The Making of a Lonely Powerhouse
Germany is strong today because of two key changes in the past decade. The first was a dose of harsh reality. Since the fall of the Berlin Wall, the nation has spent about $2 trillion to salvage the wrecked economy of the former East Germany. That sapped Germany's strength and led to the realization that simply throwing money at a failing economy doesn't work if reforms haven't first been put in place. It also spurred the tough course of action to restore competitiveness, which, among other things, kept wage increases to a minimum.
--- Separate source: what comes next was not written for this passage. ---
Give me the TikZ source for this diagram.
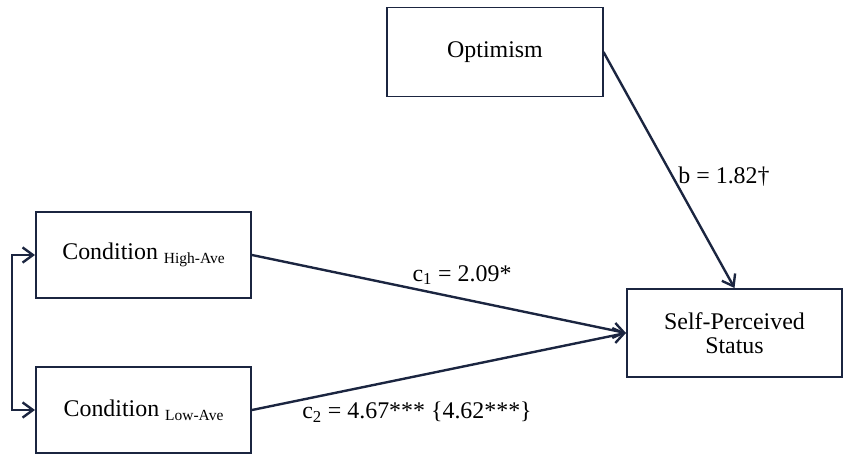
\documentclass[tikz,border=0pt]{standalone}
\usepackage{fontspec}
\setmainfont{Liberation Serif}
\usepackage{xcolor}
\usepackage{tikz}
\usetikzlibrary{arrows.meta,positioning}
\definecolor{pathnavy}{HTML}{1B2540}
\tikzset{
  varbox/.style={draw=pathnavy,line width=1.4pt,fill=white,align=center,
    minimum width=5.375cm,minimum height=2.2cm,font=\fontsize{17}{19}\selectfont},
  patharrow/.style={-{Straight Barb[length=2.6mm,width=3.8mm]},draw=pathnavy,line width=1.7pt},
  coeflabel/.style={font=\fontsize{17}{19}\selectfont,inner sep=1pt}
}
\newcommand{\condsub}[1]{{\fontsize{11}{12}\selectfont\raisebox{-0.55ex}{#1}}}

\begin{document}
\begin{tikzpicture}[x=0.025cm,y=-0.025cm]
  \useasboundingbox (0,0) rectangle (843,455);
  \node[varbox,minimum height=2.225cm] (opt) at (495,52) {Optimism};
  \node[varbox,minimum height=2.15cm] (hi) at (143.5,255) {Condition \condsub{High-Ave}};
  \node[varbox,minimum height=2.15cm] (lo) at (143.5,410) {Condition \condsub{Low-Ave}};
  \node[varbox] (sps) at (734.5,333) {Self-Perceived\\[-2pt]Status};
  \draw[patharrow] (opt.east) -- (sps.north);
  \draw[patharrow] (hi.east) -- (sps.west);
  \draw[patharrow] (lo.east) -- (sps.west);
  \draw[patharrow,{Straight Barb[length=2.6mm,width=3.8mm]}-{Straight Barb[length=2.6mm,width=3.8mm]}]
    (hi.west) -- ++(-23,0) |- (lo.west);
  \node[coeflabel] (c1) at (462,275) {c\textsubscript{1} = 2.09*};
  \node[coeflabel] (bcoef) at (724,177) {b = 1.82†};
  \node[coeflabel] (c2) at (417,412) {c\textsubscript{2} = 4.67*** \{4.62***\}};
\end{tikzpicture}
\end{document}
The cure worked. A decade ago, France was more price-competitive than Germany; today it's the other way around. That's evident in the macro-economic numbers as well as on the ground. France used to produce as much asparagus as Germany, but these days Germany cultivates more than four times as much. Labor is the biggest cost in the asparagus business, and German seasonal workers cost half as much as their French counterparts.

The second big change was the choice by corporate Germany over the past 10 years to seek out new customers. "The strategic thinking is 'Move away from Europe,' because it's satiated. It's not a growth market," says Tobias Andres, an economist at the German Food Industry Association, whose members' export share has doubled in the past decade as they have targeted China, Russia and the U.S.